Crucitti Pasquale, si sarebbe preso alcune somme di denaro, per favorire
proprio l’Edilma ed altre ditte:
BARBIERI D.: …
incomp... aggiustare i lavori, l'hai visto Edilma...
incomp... (Edilma,
ndr) come cazzo ha fatto ad entrare?
LABATE F.: Io non sono riuscito a sapere con chi…
incomp...
BARBIERI D.: Con il fratello del sindaco!
LABATE F.: Con Crucitti proprio?
BARBIERI D.: Con il fratello del sindaco è lui. I soldi se li sta prendendo il fratello del sindaco!
LABATE F.: Edilma (Edilma,
ndr)
BARBIERI D.: Di tutti! Quello che si è riempito la mazzetta, quello che si è preso la pila».
E
quando qualcuno gli ricorda l'intercettazione telefonica (stavolta lo è
veramente, sic) in cui il 10 febbraio 2009 Tino Scopelliti ha chiesto
al dirigente Crucitti, gambizzato pochi giorni prima, informazioni su
alcuni lavori che il Comune stava svolgendo ad Aretina, il governatore
sbotta provocando gli applausi della claque: «Ma di che sta parlando?

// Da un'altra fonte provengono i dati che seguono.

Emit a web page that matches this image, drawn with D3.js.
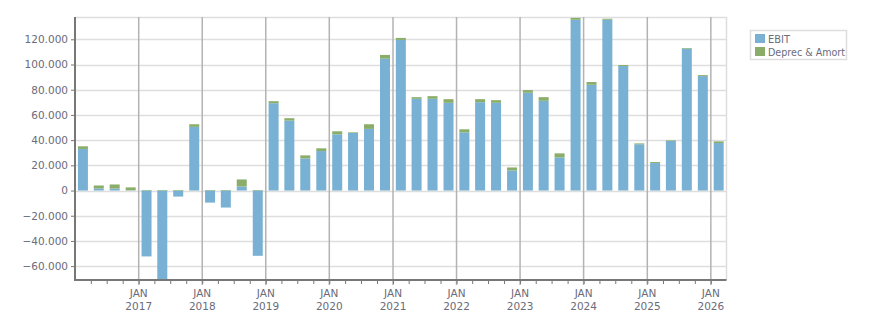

Dove cazzo vive? Lei vive a Reggio Calabria o vive a Milano? A mio
fratello più che dire di stare mille miglia lontano dai palazzi dove
sono io, che gli devo dire? Mio fratello ha chiesto un'informazione e
non ha chiesto soldi. Fate demagogia. Non meritate neanche il rispetto
della risposta. Qua stiamo parlando di pettegolezzi». E alludendo alle
indagini che ne sarebbero scaturite: «Gli avrebbero messo le microspie a
mio fratello, anche nelle orecchie per non dire altro. A cosa ha
portato quella fase investigativa? A niente».
Tralasciando il fatto
che, come è emerso da alcune importanti inchieste, Milano è diventata la
capitale della 'ndrangheta, una cosa Scopelliti l’ha indovinata. Nella
richiesta di sottoporre ad intercettazione telefonica il parente del
politico, infatti, il Raggruppamento operativo speciale dei carabinieri
aveva scritto che tra l’ingegnere e Tino Scopelliti «insistono equivoci
rapporti atteso che quest'ultimo, pur non avendo alcun titolo, chiedeva
al Crucitti, nel corso di una conversazione delucidazioni in ordine a
dei lavori in corso di realizzazione nel Comune di Reggio. Non risulta
dalle dichiarazioni dei redditi che Consolato Scopelliti svolga attività
lavorativa per conto del Comune di Reggio».
Giorgio
De Stefano e Paolo Romeo. Il primo è cugino del boss don Paolo, il
secondo è l’unico parlamentare reggino condannato per concorso esterno
in associazione mafiosa. Stando alle indagini, sarebbero loro le menti
della lobby affaristico-mafiosa che controllava la vita politica e
sociale della città dello Stretto. Su questo, Scopelliti si è rifatto
alle dichiarazioni del senatore Maurizio Gasparri: «Forse ha ragione
lui: bisogna capire se c’è una cabina di regia dietro questi
accostamenti. Non ho mai preso parte al salotto di Romeo e ne sono
contento».
E, commentando la frase pronunciata in aula dal militare
(«Questo è il “modello Reggio”»), il governatore riparte con le offese
all'ufficiale dell'Arma. E poi attacca: «Il colonnello Giardina si è
comportato come un oppositore politico, chissà che alle prossime
elezioni non si candidi».
Anche qui, la reazione di Scopelliti
appare scomposta. Dimentica, infatti, che il riferimento agli avvocati
Giorgio De Stefano e Paolo Romeo quali “menti” della lobby che manovra
il sistema degli appalti al Comune, non è frutto della fantasia del
colonnello Giardina, ma è il risultato di un'intercettazione ambientale
tra gli imprenditori Franco Labate e Domenico Barbieri.
«Si sono
mangiati sopra a dodici miliardi di strade che dovevano bitumare… non
dico dieci, ma una ottina di miliardi se li sono mangiati, se li sono
divisi....ed ora uscirà fuori sempre che le menti sono Paolo e
Giorgio!... Uscirà fuori»: è la frase pronunciata da Labate che alla
richiesta del suo interlocutore di essere più esplicito («Paolo e
Giorgio?») ha risposto: «Paolo Romeo e Giorgio De Stefano».